Walking Partner
The best thing I can do for my back is go for a walk, so as soon as I got home from work yesterday, I headed out with Delilah for a little stroll around the property. She is very entertaining to walk with this time of year. The snow is deep enough that she struggles mightily to make progress through areas of undisturbed accumulation, quickly resorting to leaping like a deer to pounce over, instead of plowing through it.
She is happy to follow the trails left by the deer, or where someone has previously walked, sprinting to get way ahead of me, and then turning to see if I’m still coming. She shows intense interest in the scents lingering in the footprints left by the deer, and spends protracted moments in olfactory detection. If I somehow manage to catch up and pass her, she bolts to close the gap and then leaps into the deep snow for several pounces to get around me before reclaiming the trail.

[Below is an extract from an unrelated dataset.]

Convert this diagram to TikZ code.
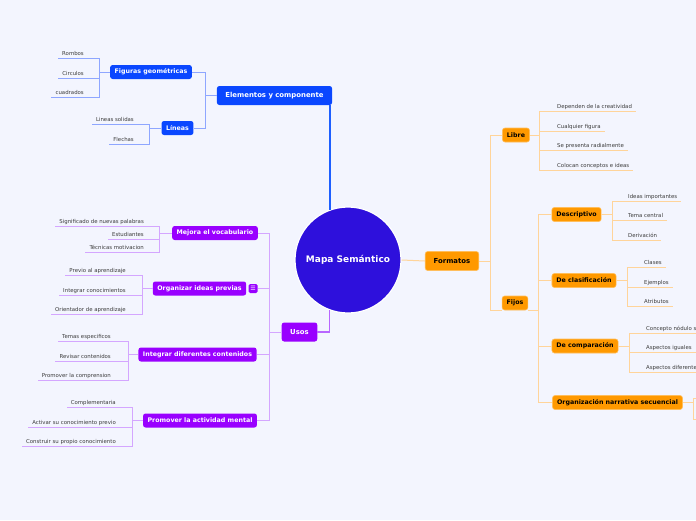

We came upon the pine tree that we picked up off the ground a few times last spring, and discovered it is showing signs of not having survived. It is one of several that aren’t looking so good, and has me thinking we should be planning to do some tree planting come spring so that we add more than we lose every year. We are already behind, because a similar pine on the front side of the house died last winter and had to be cut down.
While I was taking pictures of the tree, Delilah got in some small-game hunting beneath the snow.
She didn’t come up with anything except a face full of snow, which I attempted to capture before she shook it all off. I didn’t get much cooperation from her in terms of posing for photographs, but I think this does it justice.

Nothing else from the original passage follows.